Ischemia-reperfusion (I/R) injury plays a pivotal role in the pathogenesis of pressure ulcer formation. In I/R microenvironments, mitophagy serves as an essential cellular self-protection mechanism for clearing damaged mitochondria and preventing apoptosis and inflammatory responses; the HIF-1α/BNIP3 signaling pathway acts as the central hub regulating this process. Thioredoxin (TRX), a critical redox-regulatory protein, has shown protective effects in I/R-related diseases, but its role in cutaneous I/R injury remains unclear. In this study, we investigated whether recombinant human TRX (rhTRX) alleviates I/R-induced skin injury and explored the underlying mechanisms using a murine pressure ulcer model and an in vitro keratinocyte I/R model. rhTRX treatment significantly reduced tissue damage, neutrophil infiltration, and the levels of pro-inflammatory cytokines (IL-1β, TNF-α, IL-6), the oxidative stress marker 8-OHdG, and apoptosis-related proteins (BAX, cleaved caspase-3), while increasing BCL-2 expression.
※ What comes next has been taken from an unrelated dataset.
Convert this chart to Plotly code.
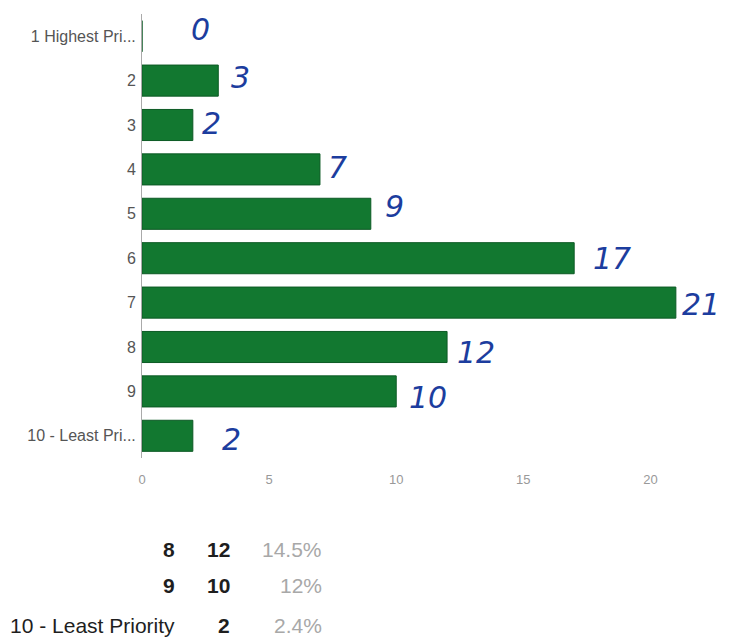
import plotly.graph_objects as go

categories = ["1 Highest Pri...", "2", "3", "4", "5", "6", "7", "8", "9", "10 - Least Pri..."]
counts = [0, 3, 2, 7, 9, 17, 21, 12, 10, 2]
handwritten = ["0", "3", "2", "7", "9", "17", "21", "12", "10", "2"]
hand_dx = [58, 22, 19, 18, 24, 38, 25, 29, 32, 39]
hand_dy = [7, 3, 2, 2, 7, 0, -2, -5, -6, -4]

table_labels = ["8", "9", "10 - Least Priority"]
table_counts = ["12", "10", "2"]
table_pcts = ["14.5%", "12%", "2.4%"]

W, H = 730, 642
L, R, T, B = 134, 24, 6, 192
pw, ph = W - L - R, H - T - B
OFF = 8  # page body margin


def px_to_paper(x, y):
    x -= OFF
    y -= OFF
    return (x - L) / pw, 1 - (y - T) / ph


fig = go.Figure()
fig.add_trace(go.Bar(
    y=categories, x=counts, orientation="h",
    marker=dict(color="#127830", line=dict(color="#0c5a24", width=1)),
    width=0.70, showlegend=False,
))

for i, (v, t, dx, dy) in enumerate(zip(counts, handwritten, hand_dx, hand_dy)):
    fig.add_annotation(x=v, y=i, text=t, showarrow=False, xanchor="center",
                       yanchor="middle", xshift=dx, yshift=dy,
                       font=dict(family="DejaVu Sans", size=30, color="#1c3d9e", style="italic"))

row_y = [549, 585, 625]
for lab, cnt, pct, yy in zip(table_labels, table_counts, table_pcts, row_y):
    lab_txt = lab if len(lab) > 3 else "<b>%s</b>" % lab
    for xx, txt, col in [(177, lab_txt, "#1e1e1e"), (232, "<b>%s</b>" % cnt, "#1e1e1e"),
                         (324, pct, "#a8a8a8")]:
        xp, yp = px_to_paper(xx, yy)
        fig.add_annotation(x=xp, y=yp, xref="paper", yref="paper", text=txt,
                           showarrow=False, xanchor="right", yanchor="middle",
                           font=dict(family="Arial", size=21, color=col))

fig.update_layout(
    width=W, height=H,
    margin=dict(l=L, r=R, t=T, b=B),
    paper_bgcolor="white", plot_bgcolor="white",
    xaxis=dict(range=[0, 22.5], tickvals=[0, 5, 10, 15, 20], showgrid=False,
               zeroline=False, showline=False, ticklabelstandoff=12,
               tickfont=dict(family="Arial", size=13, color="#999")),
    yaxis=dict(autorange="reversed", showline=True, linecolor="#aaa", linewidth=1,
               showgrid=False, ticks="", ticklabelstandoff=2,
               tickfont=dict(family="Arial", size=16, color="#555")),
)

fig.write_html("out.html")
Mechanistically, rhTRX suppressed intracellular ROS production and increased GSH level, it also inhibited MAPK/NF-κB signaling, thereby attenuating mitochondria-mediated inflammation and apoptosis. In addition, rhTRX preserved mitochondrial integrity by reducing cytochrome c and mitochondrial DNA release. Notably, rhTRX enhanced HIF-1α/BNIP3/LC3II-dependent mitophagy, and HIF-1α silencing partially abolished these protective effects. In conclusion, rhTRX mitigates cutaneous I/R injury by reducing oxidative stress and inflammation and by promoting mitophagy-mediated mitochondrial quality control. These findings suggest that topical TRX represents a potential therapeutic strategy for pressure ulcer prevention and treatment.